╭─ Available data

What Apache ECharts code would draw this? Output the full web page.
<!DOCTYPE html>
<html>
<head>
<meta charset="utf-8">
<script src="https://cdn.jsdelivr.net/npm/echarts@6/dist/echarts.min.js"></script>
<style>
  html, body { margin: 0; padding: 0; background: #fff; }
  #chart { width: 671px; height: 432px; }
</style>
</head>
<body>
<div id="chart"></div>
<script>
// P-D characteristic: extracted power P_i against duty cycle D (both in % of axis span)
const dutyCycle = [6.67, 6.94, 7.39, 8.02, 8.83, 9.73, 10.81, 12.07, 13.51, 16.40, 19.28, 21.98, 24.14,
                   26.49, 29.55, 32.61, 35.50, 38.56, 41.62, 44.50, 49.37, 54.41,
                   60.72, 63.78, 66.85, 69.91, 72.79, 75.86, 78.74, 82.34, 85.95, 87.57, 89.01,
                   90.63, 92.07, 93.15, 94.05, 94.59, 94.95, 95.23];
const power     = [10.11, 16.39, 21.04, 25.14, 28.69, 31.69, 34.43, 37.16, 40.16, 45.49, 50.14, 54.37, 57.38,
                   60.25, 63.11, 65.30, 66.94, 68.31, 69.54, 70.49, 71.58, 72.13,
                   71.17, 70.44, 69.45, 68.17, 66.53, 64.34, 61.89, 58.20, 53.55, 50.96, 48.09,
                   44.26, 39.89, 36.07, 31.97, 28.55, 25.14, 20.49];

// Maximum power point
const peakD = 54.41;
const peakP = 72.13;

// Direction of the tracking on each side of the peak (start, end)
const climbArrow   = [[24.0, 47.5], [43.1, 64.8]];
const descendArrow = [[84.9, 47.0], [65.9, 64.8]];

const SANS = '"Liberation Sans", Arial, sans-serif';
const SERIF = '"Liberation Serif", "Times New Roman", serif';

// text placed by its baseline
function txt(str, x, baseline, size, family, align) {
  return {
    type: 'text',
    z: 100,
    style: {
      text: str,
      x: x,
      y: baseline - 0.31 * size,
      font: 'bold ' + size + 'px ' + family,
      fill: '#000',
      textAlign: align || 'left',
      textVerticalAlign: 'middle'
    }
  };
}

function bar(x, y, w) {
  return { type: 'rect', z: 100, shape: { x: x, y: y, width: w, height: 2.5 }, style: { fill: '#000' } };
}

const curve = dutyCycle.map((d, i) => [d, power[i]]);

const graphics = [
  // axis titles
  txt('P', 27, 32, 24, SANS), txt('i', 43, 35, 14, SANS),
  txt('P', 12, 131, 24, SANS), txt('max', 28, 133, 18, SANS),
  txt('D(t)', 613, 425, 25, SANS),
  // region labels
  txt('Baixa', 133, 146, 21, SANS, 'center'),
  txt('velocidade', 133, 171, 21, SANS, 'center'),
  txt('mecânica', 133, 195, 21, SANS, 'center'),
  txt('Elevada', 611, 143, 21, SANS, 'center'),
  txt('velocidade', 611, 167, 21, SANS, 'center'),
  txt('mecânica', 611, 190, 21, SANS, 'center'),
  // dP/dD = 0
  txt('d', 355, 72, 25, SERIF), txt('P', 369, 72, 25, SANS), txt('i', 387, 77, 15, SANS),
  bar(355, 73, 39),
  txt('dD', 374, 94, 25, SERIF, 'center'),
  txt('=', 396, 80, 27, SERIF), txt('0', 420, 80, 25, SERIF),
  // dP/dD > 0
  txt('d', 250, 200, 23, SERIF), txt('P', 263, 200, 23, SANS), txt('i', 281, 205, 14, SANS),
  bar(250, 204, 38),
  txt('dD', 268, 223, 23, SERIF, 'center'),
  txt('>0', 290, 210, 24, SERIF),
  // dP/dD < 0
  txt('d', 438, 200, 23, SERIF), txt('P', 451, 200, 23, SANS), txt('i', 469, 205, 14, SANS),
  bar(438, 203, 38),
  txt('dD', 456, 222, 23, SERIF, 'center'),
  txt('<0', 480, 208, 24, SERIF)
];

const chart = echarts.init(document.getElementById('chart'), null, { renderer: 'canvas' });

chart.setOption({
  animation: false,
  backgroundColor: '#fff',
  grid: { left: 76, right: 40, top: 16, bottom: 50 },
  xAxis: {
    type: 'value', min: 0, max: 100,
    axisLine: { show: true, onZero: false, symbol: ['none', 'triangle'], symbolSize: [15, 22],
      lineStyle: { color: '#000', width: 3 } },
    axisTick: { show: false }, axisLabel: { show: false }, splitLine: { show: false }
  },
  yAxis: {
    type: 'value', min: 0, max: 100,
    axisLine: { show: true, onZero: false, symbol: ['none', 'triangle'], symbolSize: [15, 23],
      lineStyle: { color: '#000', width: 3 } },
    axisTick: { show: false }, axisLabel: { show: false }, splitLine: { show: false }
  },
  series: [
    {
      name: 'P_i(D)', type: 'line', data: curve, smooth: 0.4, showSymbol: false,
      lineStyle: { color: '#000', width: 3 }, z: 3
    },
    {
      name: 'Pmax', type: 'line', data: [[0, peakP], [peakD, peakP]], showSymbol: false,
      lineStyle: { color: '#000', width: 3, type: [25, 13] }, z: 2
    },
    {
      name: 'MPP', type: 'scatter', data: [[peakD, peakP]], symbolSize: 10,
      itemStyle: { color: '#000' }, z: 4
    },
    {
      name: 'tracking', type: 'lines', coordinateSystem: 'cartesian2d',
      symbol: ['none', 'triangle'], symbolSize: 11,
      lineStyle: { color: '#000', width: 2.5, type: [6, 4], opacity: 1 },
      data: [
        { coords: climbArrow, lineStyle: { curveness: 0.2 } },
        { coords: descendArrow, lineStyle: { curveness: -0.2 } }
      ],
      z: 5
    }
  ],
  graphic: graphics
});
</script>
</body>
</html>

╰─

Objective:
Copy out the full material exactly as it appears.

Written solution:
What Apache ECharts code would draw this? Output the full web page.
<!DOCTYPE html>
<html>
<head>
<meta charset="utf-8">
<script src="https://cdn.jsdelivr.net/npm/echarts@6/dist/echarts.min.js"></script>
<style>
  html, body { margin: 0; padding: 0; background: #fff; }
  #chart { width: 671px; height: 432px; }
</style>
</head>
<body>
<div id="chart"></div>
<script>
// P-D characteristic: extracted power P_i against duty cycle D (both in % of axis span)
const dutyCycle = [6.67, 6.94, 7.39, 8.02, 8.83, 9.73, 10.81, 12.07, 13.51, 16.40, 19.28, 21.98, 24.14,
                   26.49, 29.55, 32.61, 35.50, 38.56, 41.62, 44.50, 49.37, 54.41,
                   60.72, 63.78, 66.85, 69.91, 72.79, 75.86, 78.74, 82.34, 85.95, 87.57, 89.01,
                   90.63, 92.07, 93.15, 94.05, 94.59, 94.95, 95.23];
const power     = [10.11, 16.39, 21.04, 25.14, 28.69, 31.69, 34.43, 37.16, 40.16, 45.49, 50.14, 54.37, 57.38,
                   60.25, 63.11, 65.30, 66.94, 68.31, 69.54, 70.49, 71.58, 72.13,
                   71.17, 70.44, 69.45, 68.17, 66.53, 64.34, 61.89, 58.20, 53.55, 50.96, 48.09,
                   44.26, 39.89, 36.07, 31.97, 28.55, 25.14, 20.49];

// Maximum power point
const peakD = 54.41;
const peakP = 72.13;

// Direction of the tracking on each side of the peak (start, end)
const climbArrow   = [[24.0, 47.5], [43.1, 64.8]];
const descendArrow = [[84.9, 47.0], [65.9, 64.8]];

const SANS = '"Liberation Sans", Arial, sans-serif';
const SERIF = '"Liberation Serif", "Times New Roman", serif';

// text placed by its baseline
function txt(str, x, baseline, size, family, align) {
  return {
    type: 'text',
    z: 100,
    style: {
      text: str,
      x: x,
      y: baseline - 0.31 * size,
      font: 'bold ' + size + 'px ' + family,
      fill: '#000',
      textAlign: align || 'left',
      textVerticalAlign: 'middle'
    }
  };
}

function bar(x, y, w) {
  return { type: 'rect', z: 100, shape: { x: x, y: y, width: w, height: 2.5 }, style: { fill: '#000' } };
}

const curve = dutyCycle.map((d, i) => [d, power[i]]);

const graphics = [
  // axis titles
  txt('P', 27, 32, 24, SANS), txt('i', 43, 35, 14, SANS),
  txt('P', 12, 131, 24, SANS), txt('max', 28, 133, 18, SANS),
  txt('D(t)', 613, 425, 25, SANS),
  // region labels
  txt('Baixa', 133, 146, 21, SANS, 'center'),
  txt('velocidade', 133, 171, 21, SANS, 'center'),
  txt('mecânica', 133, 195, 21, SANS, 'center'),
  txt('Elevada', 611, 143, 21, SANS, 'center'),
  txt('velocidade', 611, 167, 21, SANS, 'center'),
  txt('mecânica', 611, 190, 21, SANS, 'center'),
  // dP/dD = 0
  txt('d', 355, 72, 25, SERIF), txt('P', 369, 72, 25, SANS), txt('i', 387, 77, 15, SANS),
  bar(355, 73, 39),
  txt('dD', 374, 94, 25, SERIF, 'center'),
  txt('=', 396, 80, 27, SERIF), txt('0', 420, 80, 25, SERIF),
  // dP/dD > 0
  txt('d', 250, 200, 23, SERIF), txt('P', 263, 200, 23, SANS), txt('i', 281, 205, 14, SANS),
  bar(250, 204, 38),
  txt('dD', 268, 223, 23, SERIF, 'center'),
  txt('>0', 290, 210, 24, SERIF),
  // dP/dD < 0
  txt('d', 438, 200, 23, SERIF), txt('P', 451, 200, 23, SANS), txt('i', 469, 205, 14, SANS),
  bar(438, 203, 38),
  txt('dD', 456, 222, 23, SERIF, 'center'),
  txt('<0', 480, 208, 24, SERIF)
];

const chart = echarts.init(document.getElementById('chart'), null, { renderer: 'canvas' });

chart.setOption({
  animation: false,
  backgroundColor: '#fff',
  grid: { left: 76, right: 40, top: 16, bottom: 50 },
  xAxis: {
    type: 'value', min: 0, max: 100,
    axisLine: { show: true, onZero: false, symbol: ['none', 'triangle'], symbolSize: [15, 22],
      lineStyle: { color: '#000', width: 3 } },
    axisTick: { show: false }, axisLabel: { show: false }, splitLine: { show: false }
  },
  yAxis: {
    type: 'value', min: 0, max: 100,
    axisLine: { show: true, onZero: false, symbol: ['none', 'triangle'], symbolSize: [15, 23],
      lineStyle: { color: '#000', width: 3 } },
    axisTick: { show: false }, axisLabel: { show: false }, splitLine: { show: false }
  },
  series: [
    {
      name: 'P_i(D)', type: 'line', data: curve, smooth: 0.4, showSymbol: false,
      lineStyle: { color: '#000', width: 3 }, z: 3
    },
    {
      name: 'Pmax', type: 'line', data: [[0, peakP], [peakD, peakP]], showSymbol: false,
      lineStyle: { color: '#000', width: 3, type: [25, 13] }, z: 2
    },
    {
      name: 'MPP', type: 'scatter', data: [[peakD, peakP]], symbolSize: 10,
      itemStyle: { color: '#000' }, z: 4
    },
    {
      name: 'tracking', type: 'lines', coordinateSystem: 'cartesian2d',
      symbol: ['none', 'triangle'], symbolSize: 11,
      lineStyle: { color: '#000', width: 2.5, type: [6, 4], opacity: 1 },
      data: [
        { coords: climbArrow, lineStyle: { curveness: 0.2 } },
        { coords: descendArrow, lineStyle: { curveness: -0.2 } }
      ],
      z: 5
    }
  ],
  graphic: graphics
});
</script>
</body>
</html>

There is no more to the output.